=== WHAT THE TASK REQUIRES ===
Please transcribe the listing below in full and word for word, without its pictures.
[Start SUPPLIED MATERIAL]
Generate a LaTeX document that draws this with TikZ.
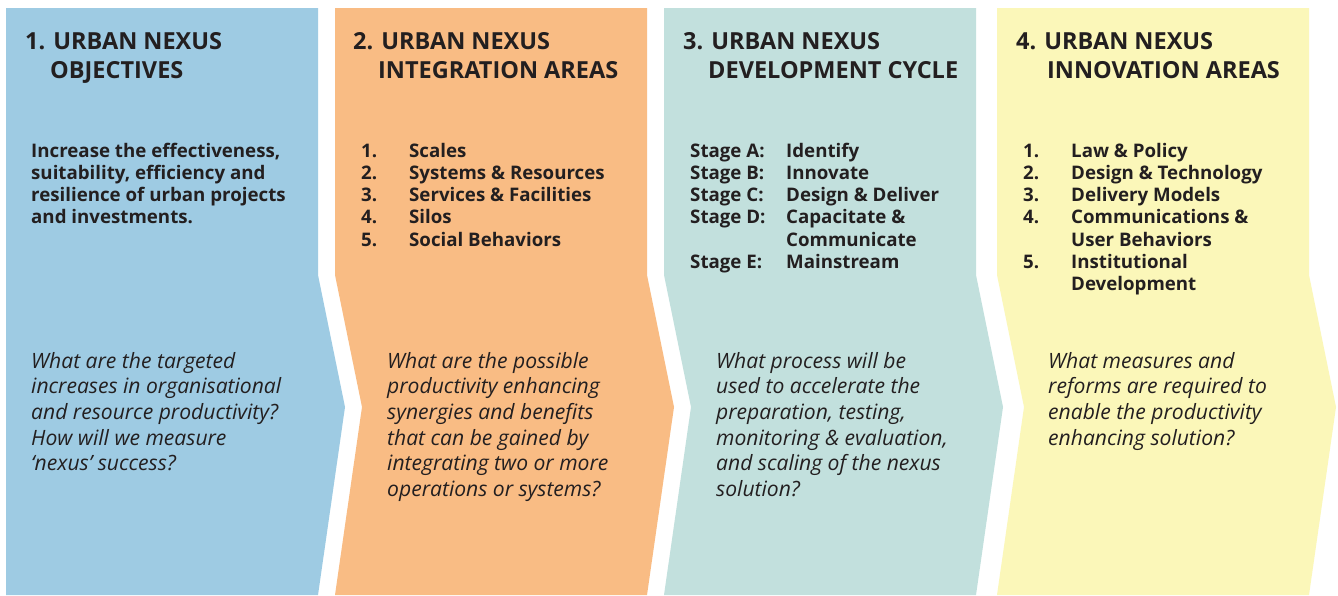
\documentclass[tikz,border=0pt]{standalone}
\usepackage{fontspec}
\setmainfont{Open Sans}
\definecolor{cblue}{HTML}{9ECBE3}
\definecolor{corange}{HTML}{F9BC84}
\definecolor{cteal}{HTML}{C2E0DD}
\definecolor{cyellow}{HTML}{FBF7B9}
\definecolor{ink}{HTML}{231F20}
\begin{document}
\begin{tikzpicture}[x=1pt,y=-1pt,
  title/.style={anchor=base west,inner sep=0pt,text=ink,font=\fontsize{23.5}{29}\selectfont\bfseries},
  body/.style={anchor=base west,inner sep=0pt,text=ink,font=\fontsize{18.7}{22.3}\selectfont\bfseries},
  question/.style={anchor=base west,inner sep=0pt,text=ink,font=\fontsize{21.1}{25.7}\selectfont\itshape}]
\useasboundingbox (0,0) rectangle (1338,595);
\fill[white] (0,0) rectangle (1338,595);
% chevrons
\fill[cblue] (6,8) -- (318,8) -- (318,275) -- (345,407) -- (318,595) -- (6,595) -- cycle;
\fill[corange] (335,8) -- (647,8) -- (647,275) -- (674,407) -- (647,595) -- (335,595) -- (362,407) -- (335,275) -- cycle;
\fill[cteal] (664,8) -- (976,8) -- (976,275) -- (1003,407) -- (976,595) -- (664,595) -- (691,407) -- (664,275) -- cycle;
\fill[cyellow] (997,8) -- (1309,8) -- (1309,275) -- (1336,407) -- (1309,595) -- (997,595) -- (1024,407) -- (997,275) -- cycle;
% titles
\node[title] (t1) at (25,49) {\begin{tabular}[t]{@{}l@{}}1. URBAN NEXUS\\\hspace{25pt}OBJECTIVES\end{tabular}};
\node[title] (t2) at (353,49) {\begin{tabular}[t]{@{}l@{}}2. URBAN NEXUS\\\hspace{25pt}INTEGRATION AREAS\end{tabular}};
\node[title] (t3) at (683,49) {\begin{tabular}[t]{@{}l@{}}3. URBAN NEXUS\\\hspace{25pt}DEVELOPMENT CYCLE\end{tabular}};
\node[title] (t4) at (1016,49) {\begin{tabular}[t]{@{}l@{}}4. URBAN NEXUS\\\hspace{31pt}INNOVATION AREAS\end{tabular}};
% bodies
\node[body] (b1) at (31,157) {\begin{tabular}[t]{@{}l@{}}Increase the effectiveness,\\suitability, efficiency and\\resilience of urban projects\\and investments.\end{tabular}};
\node[body] (b2) at (361,157) {\begin{tabular}[t]{@{}p{48pt}@{}l@{}}1.&Scales\\2.&Systems \& Resources\\3.&Services \& Facilities\\4.&Silos\\5.&Social Behaviors\end{tabular}};
\node[body] (b3) at (690,157) {\begin{tabular}[t]{@{}p{96pt}@{}l@{}}Stage A:&Identify\\Stage B:&Innovate\\Stage C:&Design \& Deliver\\Stage D:&Capacitate \&\\&Communicate\\Stage E:&Mainstream\end{tabular}};
\node[body] (b4) at (1023,157) {\begin{tabular}[t]{@{}p{48pt}@{}l@{}}1.&Law \& Policy\\2.&Design \& Technology\\3.&Delivery Models\\4.&Communications \&\\&User Behaviors\\5.&Institutional\\&Development\end{tabular}};
% questions
\node[question] (q1) at (31,368) {\begin{tabular}[t]{@{}l@{}}What are the targeted\\increases in organisational\\and resource productivity?\\How will we measure\\‘nexus’ success?\end{tabular}};
\node[question] (q2) at (387,368) {\begin{tabular}[t]{@{}l@{}}What are the possible\\productivity enhancing\\synergies and benefits\\that can be gained by\\integrating two or more\\operations or systems?\end{tabular}};
\node[question] (q3) at (716,368) {\begin{tabular}[t]{@{}l@{}}What process will be\\used to accelerate the\\preparation, testing,\\monitoring \& evaluation,\\and scaling of the nexus\\solution?\end{tabular}};
\node[question] (q4) at (1048,368) {\begin{tabular}[t]{@{}l@{}}What measures and\\reforms are required to\\enable the productivity\\enhancing solution?\end{tabular}};
\end{tikzpicture}
\end{document}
[End SUPPLIED MATERIAL]
=== ANSWER TO THIS EXERCISE ===
Generate a LaTeX document that draws this with TikZ.
\documentclass[tikz,border=0pt]{standalone}
\usepackage{fontspec}
\setmainfont{Open Sans}
\definecolor{cblue}{HTML}{9ECBE3}
\definecolor{corange}{HTML}{F9BC84}
\definecolor{cteal}{HTML}{C2E0DD}
\definecolor{cyellow}{HTML}{FBF7B9}
\definecolor{ink}{HTML}{231F20}
\begin{document}
\begin{tikzpicture}[x=1pt,y=-1pt,
  title/.style={anchor=base west,inner sep=0pt,text=ink,font=\fontsize{23.5}{29}\selectfont\bfseries},
  body/.style={anchor=base west,inner sep=0pt,text=ink,font=\fontsize{18.7}{22.3}\selectfont\bfseries},
  question/.style={anchor=base west,inner sep=0pt,text=ink,font=\fontsize{21.1}{25.7}\selectfont\itshape}]
\useasboundingbox (0,0) rectangle (1338,595);
\fill[white] (0,0) rectangle (1338,595);
% chevrons
\fill[cblue] (6,8) -- (318,8) -- (318,275) -- (345,407) -- (318,595) -- (6,595) -- cycle;
\fill[corange] (335,8) -- (647,8) -- (647,275) -- (674,407) -- (647,595) -- (335,595) -- (362,407) -- (335,275) -- cycle;
\fill[cteal] (664,8) -- (976,8) -- (976,275) -- (1003,407) -- (976,595) -- (664,595) -- (691,407) -- (664,275) -- cycle;
\fill[cyellow] (997,8) -- (1309,8) -- (1309,275) -- (1336,407) -- (1309,595) -- (997,595) -- (1024,407) -- (997,275) -- cycle;
% titles
\node[title] (t1) at (25,49) {\begin{tabular}[t]{@{}l@{}}1. URBAN NEXUS\\\hspace{25pt}OBJECTIVES\end{tabular}};
\node[title] (t2) at (353,49) {\begin{tabular}[t]{@{}l@{}}2. URBAN NEXUS\\\hspace{25pt}INTEGRATION AREAS\end{tabular}};
\node[title] (t3) at (683,49) {\begin{tabular}[t]{@{}l@{}}3. URBAN NEXUS\\\hspace{25pt}DEVELOPMENT CYCLE\end{tabular}};
\node[title] (t4) at (1016,49) {\begin{tabular}[t]{@{}l@{}}4. URBAN NEXUS\\\hspace{31pt}INNOVATION AREAS\end{tabular}};
% bodies
\node[body] (b1) at (31,157) {\begin{tabular}[t]{@{}l@{}}Increase the effectiveness,\\suitability, efficiency and\\resilience of urban projects\\and investments.\end{tabular}};
\node[body] (b2) at (361,157) {\begin{tabular}[t]{@{}p{48pt}@{}l@{}}1.&Scales\\2.&Systems \& Resources\\3.&Services \& Facilities\\4.&Silos\\5.&Social Behaviors\end{tabular}};
\node[body] (b3) at (690,157) {\begin{tabular}[t]{@{}p{96pt}@{}l@{}}Stage A:&Identify\\Stage B:&Innovate\\Stage C:&Design \& Deliver\\Stage D:&Capacitate \&\\&Communicate\\Stage E:&Mainstream\end{tabular}};
\node[body] (b4) at (1023,157) {\begin{tabular}[t]{@{}p{48pt}@{}l@{}}1.&Law \& Policy\\2.&Design \& Technology\\3.&Delivery Models\\4.&Communications \&\\&User Behaviors\\5.&Institutional\\&Development\end{tabular}};
% questions
\node[question] (q1) at (31,368) {\begin{tabular}[t]{@{}l@{}}What are the targeted\\increases in organisational\\and resource productivity?\\How will we measure\\‘nexus’ success?\end{tabular}};
\node[question] (q2) at (387,368) {\begin{tabular}[t]{@{}l@{}}What are the possible\\productivity enhancing\\synergies and benefits\\that can be gained by\\integrating two or more\\operations or systems?\end{tabular}};
\node[question] (q3) at (716,368) {\begin{tabular}[t]{@{}l@{}}What process will be\\used to accelerate the\\preparation, testing,\\monitoring \& evaluation,\\and scaling of the nexus\\solution?\end{tabular}};
\node[question] (q4) at (1048,368) {\begin{tabular}[t]{@{}l@{}}What measures and\\reforms are required to\\enable the productivity\\enhancing solution?\end{tabular}};
\end{tikzpicture}
\end{document}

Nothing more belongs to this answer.